Previous attempts to tap the twilight zone’s commercial fishing potential have never led to any measurable economic success. “Most historic examples of fishing in the twilight zone have been unprofitable and fleeting, attempted for a year or so and then abandoned,” Hoagland says. The most sustained effort occurred in the late 1980s and early 1990s, when the Soviet Union caught lanternfish to use as livestock feed. The tiny crustaceans known as krill are also beginning to be exploited around Antarctica, even as they have been in decline due to climate change, according to the Greenpeace study License to Krill. In addition to twilight zone fishing for farmed fish food, krill and other open-water crustaceans such as copepods be present a valuable source of omega-3 fatty acids, a common ingredient in pet foods or nutraceuticals. “If we could grow a soybean that has the essential fatty acids that a farmed salmon needs, maybe we wouldn’t need the mesopelagic,” Llopiz says. But for now, no such soybean exists.
While lanternfish and bristlemouths would likely be the most direct targets of commercial fishing efforts, the only way to catch them is to cast a wide net—imperiling every other species that lives there or visits. Unintended victims include the glass squid, a deep-sea cephalopod that is almost completely transparent and can fold its head and tentacles inside its body, Caiger says. There’s the countless bioluminescent jellyfish and, one of Caiger’s favorites, the stoplight loosejaw, a fish that can perceive red light (which is the equivalent of night vision goggles in the deep sea).
Current regulation of commercial fishing in the twilight zone is just as obscure and sparse as the zone itself. Commercial fishing technology is still a little ways away from developing a profitable way to mine life in the mesopelagic, but there have already been a few attempts to restrict fishing there before the industry can catch up. In 2016, for example, the Pacific Fisheries Management Council established a moratorium on the harvest of mesopelagic fish in the exclusive economic zone off the West Coast of the United States.
On August 30, the United Nations concluded the third round of negotiations around an international agreement that would improve the conservation and sustainable use of marine biodiversity in international waters, including the twilight zone. The fourth and final session will take place in the first half of 2020. According to Hoagland, discussions like these have been ongoing for a decade and are only now becoming formalized. “It’s hard to predict what’s going to happen, as the treaty is still in its early stages,” he says. Though he doubts any specific fisheries management tool will come out of the treaty, the current discussions involve environmental impact assessments for activities on the high seas—a step in the right direction, at least.

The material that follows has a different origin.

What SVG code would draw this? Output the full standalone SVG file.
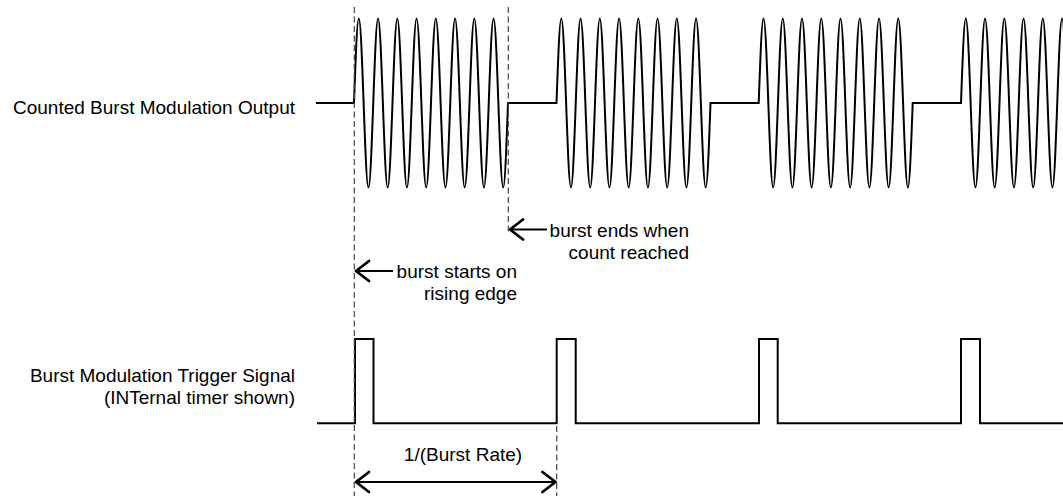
<svg xmlns="http://www.w3.org/2000/svg" width="1063" height="496" viewBox="0 0 1063 496">
<style>
 .lbl{font-family:"Liberation Sans",Arial,sans-serif;font-size:19px;fill:#000}
 .sig{fill:none;stroke:#000;stroke-width:2;stroke-linejoin:miter}
 .guide{fill:none;stroke:#444;stroke-width:1.2;stroke-dasharray:6 3.5}
 .arr{fill:none;stroke:#000;stroke-width:2}
</style>
<defs>
 <marker id="ah" viewBox="-15 -12 17 24" refX="0" refY="0" markerWidth="17" markerHeight="24" orient="auto-start-reverse" markerUnits="userSpaceOnUse">
  <path d="M-13,-10 L0,0 L-13,10" fill="none" stroke="#000" stroke-width="2.8" stroke-linecap="round" stroke-linejoin="round"/>
 </marker>
</defs>
<rect width="1063" height="496" fill="#fff"/>

<g id="output-signal">
 <text class="lbl" x="295" y="114" text-anchor="end">Counted Burst Modulation Output</text>
 <path class="sig" d="M316,103 H354
 c1.5695,-43.29 3.0708,-84.5 4.8125,-84.5 s3.243,41.21 4.8125,84.5 s3.0708,84.5 4.8125,84.5 s3.243,-41.21 4.8125,-84.5
 s3.0708,-84.5 4.8125,-84.5 s3.243,41.21 4.8125,84.5 s3.0708,84.5 4.8125,84.5 s3.243,-41.21 4.8125,-84.5
 s3.0708,-84.5 4.8125,-84.5 s3.243,41.21 4.8125,84.5 s3.0708,84.5 4.8125,84.5 s3.243,-41.21 4.8125,-84.5
 s3.0708,-84.5 4.8125,-84.5 s3.243,41.21 4.8125,84.5 s3.0708,84.5 4.8125,84.5 s3.243,-41.21 4.8125,-84.5
 s3.0708,-84.5 4.8125,-84.5 s3.243,41.21 4.8125,84.5 s3.0708,84.5 4.8125,84.5 s3.243,-41.21 4.8125,-84.5
 s3.0708,-84.5 4.8125,-84.5 s3.243,41.21 4.8125,84.5 s3.0708,84.5 4.8125,84.5 s3.243,-41.21 4.8125,-84.5
 s3.0708,-84.5 4.8125,-84.5 s3.243,41.21 4.8125,84.5 s3.0708,84.5 4.8125,84.5 s3.243,-41.21 4.8125,-84.5
 s3.0708,-84.5 4.8125,-84.5 s3.243,41.21 4.8125,84.5 s3.0708,84.5 4.8125,84.5 s3.243,-41.21 4.8125,-84.5
 H556.5
 c1.5695,-43.29 3.0708,-84.5 4.8125,-84.5 s3.243,41.21 4.8125,84.5 s3.0708,84.5 4.8125,84.5 s3.243,-41.21 4.8125,-84.5
 s3.0708,-84.5 4.8125,-84.5 s3.243,41.21 4.8125,84.5 s3.0708,84.5 4.8125,84.5 s3.243,-41.21 4.8125,-84.5
 s3.0708,-84.5 4.8125,-84.5 s3.243,41.21 4.8125,84.5 s3.0708,84.5 4.8125,84.5 s3.243,-41.21 4.8125,-84.5
 s3.0708,-84.5 4.8125,-84.5 s3.243,41.21 4.8125,84.5 s3.0708,84.5 4.8125,84.5 s3.243,-41.21 4.8125,-84.5
 s3.0708,-84.5 4.8125,-84.5 s3.243,41.21 4.8125,84.5 s3.0708,84.5 4.8125,84.5 s3.243,-41.21 4.8125,-84.5
 s3.0708,-84.5 4.8125,-84.5 s3.243,41.21 4.8125,84.5 s3.0708,84.5 4.8125,84.5 s3.243,-41.21 4.8125,-84.5
 s3.0708,-84.5 4.8125,-84.5 s3.243,41.21 4.8125,84.5 s3.0708,84.5 4.8125,84.5 s3.243,-41.21 4.8125,-84.5
 s3.0708,-84.5 4.8125,-84.5 s3.243,41.21 4.8125,84.5 s3.0708,84.5 4.8125,84.5 s3.243,-41.21 4.8125,-84.5
 H758.7
 c1.5695,-43.29 3.0708,-84.5 4.8125,-84.5 s3.243,41.21 4.8125,84.5 s3.0708,84.5 4.8125,84.5 s3.243,-41.21 4.8125,-84.5
 s3.0708,-84.5 4.8125,-84.5 s3.243,41.21 4.8125,84.5 s3.0708,84.5 4.8125,84.5 s3.243,-41.21 4.8125,-84.5
 s3.0708,-84.5 4.8125,-84.5 s3.243,41.21 4.8125,84.5 s3.0708,84.5 4.8125,84.5 s3.243,-41.21 4.8125,-84.5
 s3.0708,-84.5 4.8125,-84.5 s3.243,41.21 4.8125,84.5 s3.0708,84.5 4.8125,84.5 s3.243,-41.21 4.8125,-84.5
 s3.0708,-84.5 4.8125,-84.5 s3.243,41.21 4.8125,84.5 s3.0708,84.5 4.8125,84.5 s3.243,-41.21 4.8125,-84.5
 s3.0708,-84.5 4.8125,-84.5 s3.243,41.21 4.8125,84.5 s3.0708,84.5 4.8125,84.5 s3.243,-41.21 4.8125,-84.5
 s3.0708,-84.5 4.8125,-84.5 s3.243,41.21 4.8125,84.5 s3.0708,84.5 4.8125,84.5 s3.243,-41.21 4.8125,-84.5
 s3.0708,-84.5 4.8125,-84.5 s3.243,41.21 4.8125,84.5 s3.0708,84.5 4.8125,84.5 s3.243,-41.21 4.8125,-84.5
 H961
 c1.5695,-43.29 3.0708,-84.5 4.8125,-84.5 s3.243,41.21 4.8125,84.5 s3.0708,84.5 4.8125,84.5 s3.243,-41.21 4.8125,-84.5
 s3.0708,-84.5 4.8125,-84.5 s3.243,41.21 4.8125,84.5 s3.0708,84.5 4.8125,84.5 s3.243,-41.21 4.8125,-84.5
 s3.0708,-84.5 4.8125,-84.5 s3.243,41.21 4.8125,84.5 s3.0708,84.5 4.8125,84.5 s3.243,-41.21 4.8125,-84.5
 s3.0708,-84.5 4.8125,-84.5 s3.243,41.21 4.8125,84.5 s3.0708,84.5 4.8125,84.5 s3.243,-41.21 4.8125,-84.5
 s3.0708,-84.5 4.8125,-84.5 s3.243,41.21 4.8125,84.5 s3.0708,84.5 4.8125,84.5 s3.243,-41.21 4.8125,-84.5
 s3.0708,-84.5 4.8125,-84.5 s3.243,41.21 4.8125,84.5 s3.0708,84.5 4.8125,84.5 s3.243,-41.21 4.8125,-84.5"/>
</g>

<g id="trigger-signal">
 <text class="lbl" x="295" y="382" text-anchor="end">Burst Modulation Trigger Signal</text>
 <text class="lbl" x="295" y="404" text-anchor="end">(INTernal timer shown)</text>
 <path class="sig" d="M317,423.3 H355 V339 H373.5 V423.3 H556.7 V339 H575.7 V423.3 H759 V339 H777.7 V423.3 H961 V339 H980 V423.3 H1063"/>
</g>

<g id="connectors">
 <line class="guide" x1="354.3" y1="7" x2="354.3" y2="496"/>
 <line class="guide" x1="508.3" y1="7" x2="508.3" y2="233"/>
 <line class="guide" x1="556.7" y1="426" x2="556.7" y2="496"/>
 <path class="arr" d="M547,229.5 H510" marker-end="url(#ah)"/>
 <path class="arr" d="M393,271 H356" marker-end="url(#ah)"/>
 <path class="arr" d="M356,482 H555.5" marker-start="url(#ah)" marker-end="url(#ah)"/>
</g>

<g id="label-burst-ends">
 <text class="lbl" x="689" y="237" text-anchor="end">burst ends when</text>
 <text class="lbl" x="689" y="259" text-anchor="end">count reached</text>
</g>
<g id="label-burst-starts">
 <text class="lbl" x="517" y="278" text-anchor="end">burst starts on</text>
 <text class="lbl" x="517" y="300" text-anchor="end">rising edge</text>
</g>
<g id="label-period">
 <text class="lbl" x="463" y="461" text-anchor="middle">1/(Burst Rate)</text>
</g>
</svg>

Hoagland hopes that the twilight zone fares better than other parts of the world once considered vast, unending wilderness—such as the Amazon. “We need to think carefully about what the sustainable use of the twilight zone could look like, to ensure future generations can benefit from it as well,” he says. “Otherwise it’s the tragedy of the unmanaged commons.” The worst would be for the brilliant, unseen life of the twilight zone to disappear before we even begin to understand it.